**Provided data:**
★ ★ ★ ★ ★
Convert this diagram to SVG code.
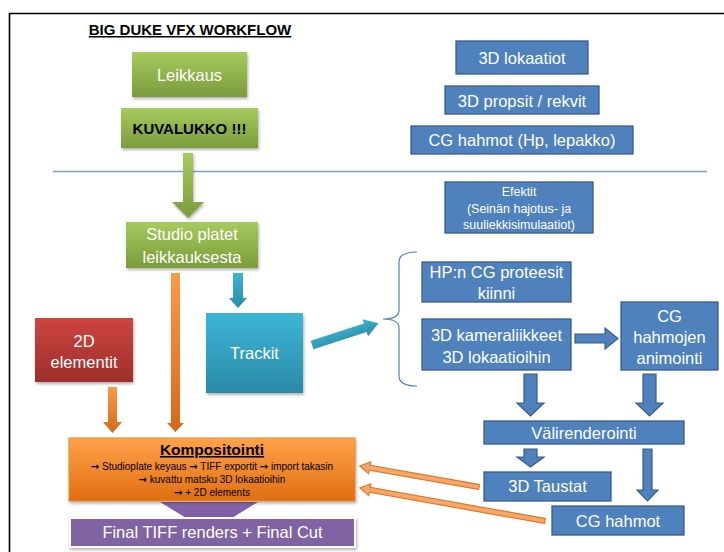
<svg xmlns="http://www.w3.org/2000/svg" width="724" height="552" viewBox="0 0 724 552">
<defs>
<style>
text{font-family:"Liberation Sans",Arial,sans-serif;text-anchor:middle}
.w{fill:#ffffff;font-size:16.5px}
.ar{font-family:"DejaVu Sans",sans-serif;font-weight:bold}
.sub{font-size:10px;fill:#000}
.blue{fill:#4F81BD;stroke:#385D8A;stroke-width:1.3}
.barrow{fill:#4F81BD;stroke:#385D8A;stroke-width:1.2}
.oarrow{fill:#F5A868;stroke:#E0782A;stroke-width:1.2}
</style>
<linearGradient id="gGreen" x1="0" y1="0" x2="0" y2="1"><stop offset="0" stop-color="#A6CB5E"/><stop offset="1" stop-color="#7A9B3C"/></linearGradient>
<linearGradient id="gRed" x1="0" y1="0" x2="0" y2="1"><stop offset="0" stop-color="#CD4541"/><stop offset="1" stop-color="#9E2E2B"/></linearGradient>
<linearGradient id="gCyan" x1="0" y1="0" x2="0" y2="1"><stop offset="0" stop-color="#3DB5D6"/><stop offset="1" stop-color="#2A8AA6"/></linearGradient>
<linearGradient id="gOrange" x1="0" y1="0" x2="0" y2="1"><stop offset="0" stop-color="#FFA24A"/><stop offset="1" stop-color="#E06E12"/></linearGradient>
<linearGradient id="gOrangeArrow" x1="0" y1="0" x2="0" y2="1"><stop offset="0" stop-color="#FB9A45"/><stop offset="1" stop-color="#D56A18"/></linearGradient>
<linearGradient id="gPurple" x1="0" y1="0" x2="0" y2="1"><stop offset="0" stop-color="#8A68B0"/><stop offset="1" stop-color="#6E4F96"/></linearGradient>
<filter id="sh" x="-10%" y="-10%" width="130%" height="140%"><feDropShadow dx="1" dy="2" stdDeviation="1.5" flood-color="#000" flood-opacity="0.3"/></filter>
</defs>
<rect width="724" height="552" fill="#ffffff"/>
<g id="frame" fill="none" stroke="#000" stroke-width="1.6">
<path d="M9.5,552 V13.5 H724"/>
</g>
<line id="divider" x1="53" y1="171.5" x2="707" y2="171.5" stroke="#7F9FCF" stroke-width="1.4"/>
<g id="title"><text x="190" y="35" font-size="15" font-weight="bold" fill="#000" text-decoration="underline">BIG DUKE VFX WORKFLOW</text></g>

<g id="connectors">
<polygon points="183,153 193,153 193,202 204,202 188,218 172,202 183,202" fill="url(#gGreen)" filter="url(#sh)"/>
<polygon points="171,273 180,273 180,423 184,423 175.5,432 167,423 171,423" fill="url(#gOrangeArrow)"/>
<polygon points="108,387 117,387 117,422 122,422 112.5,433 103,422 108,422" fill="url(#gOrangeArrow)"/>
<polygon points="233,273 243,273 243,298 247,298 238,308 229,298 233,298" fill="url(#gCyan)"/>
<polygon transform="translate(312,345) rotate(-18)" points="0,-4.5 56,-4.5 56,-9 70,0 56,9 56,4.5 0,4.5" fill="url(#gCyan)"/>
<path d="M417,252 Q399,252 399,262 V310 Q399,319 383,319 Q399,319 399,328 V376 Q399,386 417,386" fill="none" stroke="#4F81BD" stroke-width="1.2"/>
<polygon class="barrow" points="575,334 605,334 605,328 618,338.5 605,349 605,343 575,343"/>
<polygon class="barrow" points="524,374 537,374 537,403 544,403 530.5,416 517,403 524,403"/>
<polygon class="barrow" points="643,374 656,374 656,403 663,403 649.5,416 636,403 643,403"/>
<polygon class="barrow" points="524,449 537,449 537,457 544,457 530.5,467 517,457 524,457"/>
<polygon class="barrow" points="643,449 652,449 652,490 658,490 647.5,501 637,490 643,490"/>
<polygon class="oarrow" transform="translate(479,487) rotate(190)" points="0,-2.5 111,-2.5 111,-6 121,0 111,6 111,2.5 0,2.5"/>
<polygon class="oarrow" transform="translate(545,521) rotate(190.1)" points="0,-2.5 178,-2.5 178,-6 188,0 178,6 178,2.5 0,2.5"/>
<polygon points="160,502 258,502 209,532" fill="url(#gPurple)"/>
</g>

<g id="leikkaus"><rect x="132" y="52" width="115" height="45" fill="url(#gGreen)" filter="url(#sh)"/><text class="w" x="189.5" y="81" font-size="17">Leikkaus</text></g>
<g id="kuvalukko"><rect x="121" y="108" width="137" height="40" fill="url(#gGreen)" filter="url(#sh)"/><text x="189.5" y="134" font-size="15" font-weight="bold" fill="#000">KUVALUKKO !!!</text></g>

<g id="lokaatiot"><rect class="blue" x="456" y="41" width="132" height="33"/><text class="w" x="522" y="64">3D lokaatiot</text></g>
<g id="propsit"><rect class="blue" x="445" y="86" width="154" height="28"/><text class="w" x="522" y="107">3D propsit / rekvit</text></g>
<g id="hahmot-top"><rect class="blue" x="411" y="126" width="222" height="28"/><text class="w" x="522" y="146">CG hahmot (Hp, lepakko)</text></g>
<g id="efektit"><rect class="blue" x="445" y="182" width="148" height="51"/>
<text x="519" y="196" font-size="12.5" fill="#fff">Efektit</text>
<text x="519" y="212.5" font-size="12.5" fill="#fff">(Seinän hajotus- ja</text>
<text x="519" y="228.5" font-size="12.5" fill="#fff">suuliekkisimulaatiot)</text></g>

<g id="studio"><rect x="126" y="222" width="132" height="46" fill="url(#gGreen)" filter="url(#sh)"/><text class="w" x="192" y="240">Studio platet</text><text class="w" x="192" y="263">leikkauksesta</text></g>
<g id="elementit"><rect x="35" y="318" width="98" height="64" fill="url(#gRed)" filter="url(#sh)"/><text class="w" x="84" y="347">2D</text><text class="w" x="84" y="368">elementit</text></g>
<g id="trackit"><rect x="206" y="313" width="97" height="80" fill="url(#gCyan)" filter="url(#sh)"/><text class="w" x="254.5" y="359" font-size="17">Trackit</text></g>

<g id="proteesit"><rect class="blue" x="422" y="262" width="149" height="40"/><text class="w" x="496.5" y="278">HP:n CG proteesit</text><text class="w" x="496.5" y="299">kiinni</text></g>
<g id="kameraliikkeet"><rect class="blue" x="422" y="319" width="149" height="51"/><text class="w" x="496.5" y="341">3D kameraliikkeet</text><text class="w" x="496.5" y="363">3D lokaatioihin</text></g>
<g id="animointi"><rect class="blue" x="621" y="302" width="97" height="68"/><text class="w" x="669.5" y="322">CG</text><text class="w" x="669.5" y="343">hahmojen</text><text class="w" x="669.5" y="364">animointi</text></g>
<g id="valirenderointi"><rect class="blue" x="484" y="421" width="200" height="23"/><text class="w" x="584" y="439">Välirenderointi</text></g>
<g id="taustat"><rect class="blue" x="484" y="472" width="127" height="29"/><text class="w" x="547.5" y="492">3D Taustat</text></g>
<g id="hahmot-bottom"><rect class="blue" x="552" y="506" width="132" height="29"/><text class="w" x="618" y="527">CG hahmot</text></g>

<g id="kompositointi"><rect x="69" y="438" width="286" height="63" fill="url(#gOrange)" stroke="#E8892F" stroke-width="1" filter="url(#sh)"/>
<text x="212" y="455" font-size="15.5" font-weight="bold" fill="#000" text-decoration="underline">Kompositointi</text>
<text class="sub" x="212" y="470"><tspan class="ar">→</tspan> Studioplate keyaus <tspan class="ar">→</tspan> TIFF exportit <tspan class="ar">→</tspan> import takasin</text>
<text class="sub" x="212" y="483"><tspan class="ar">→</tspan> kuvattu matsku 3D lokaatioihin</text>
<text class="sub" x="212" y="496"><tspan class="ar">→</tspan> + 2D elements</text></g>
<g id="final"><rect x="70" y="518" width="285" height="29" fill="#8064A2" stroke="#ffffff" stroke-width="2" filter="url(#sh)"/><text class="w" x="212.5" y="538" font-size="16">Final TIFF renders + Final Cut</text></g>
</svg>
★ ★ ★ ★ ★
**Short problem:**
Write out an exact copy of the listing, first line through the line containing "DUKE VFX WORKFLOW</text></g>", with the pictures left out.

**Response:**
Convert this diagram to SVG code.
<svg xmlns="http://www.w3.org/2000/svg" width="724" height="552" viewBox="0 0 724 552">
<defs>
<style>
text{font-family:"Liberation Sans",Arial,sans-serif;text-anchor:middle}
.w{fill:#ffffff;font-size:16.5px}
.ar{font-family:"DejaVu Sans",sans-serif;font-weight:bold}
.sub{font-size:10px;fill:#000}
.blue{fill:#4F81BD;stroke:#385D8A;stroke-width:1.3}
.barrow{fill:#4F81BD;stroke:#385D8A;stroke-width:1.2}
.oarrow{fill:#F5A868;stroke:#E0782A;stroke-width:1.2}
</style>
<linearGradient id="gGreen" x1="0" y1="0" x2="0" y2="1"><stop offset="0" stop-color="#A6CB5E"/><stop offset="1" stop-color="#7A9B3C"/></linearGradient>
<linearGradient id="gRed" x1="0" y1="0" x2="0" y2="1"><stop offset="0" stop-color="#CD4541"/><stop offset="1" stop-color="#9E2E2B"/></linearGradient>
<linearGradient id="gCyan" x1="0" y1="0" x2="0" y2="1"><stop offset="0" stop-color="#3DB5D6"/><stop offset="1" stop-color="#2A8AA6"/></linearGradient>
<linearGradient id="gOrange" x1="0" y1="0" x2="0" y2="1"><stop offset="0" stop-color="#FFA24A"/><stop offset="1" stop-color="#E06E12"/></linearGradient>
<linearGradient id="gOrangeArrow" x1="0" y1="0" x2="0" y2="1"><stop offset="0" stop-color="#FB9A45"/><stop offset="1" stop-color="#D56A18"/></linearGradient>
<linearGradient id="gPurple" x1="0" y1="0" x2="0" y2="1"><stop offset="0" stop-color="#8A68B0"/><stop offset="1" stop-color="#6E4F96"/></linearGradient>
<filter id="sh" x="-10%" y="-10%" width="130%" height="140%"><feDropShadow dx="1" dy="2" stdDeviation="1.5" flood-color="#000" flood-opacity="0.3"/></filter>
</defs>
<rect width="724" height="552" fill="#ffffff"/>
<g id="frame" fill="none" stroke="#000" stroke-width="1.6">
<path d="M9.5,552 V13.5 H724"/>
</g>
<line id="divider" x1="53" y1="171.5" x2="707" y2="171.5" stroke="#7F9FCF" stroke-width="1.4"/>
<g id="title"><text x="190" y="35" font-size="15" font-weight="bold" fill="#000" text-decoration="underline">BIG DUKE VFX WORKFLOW</text></g>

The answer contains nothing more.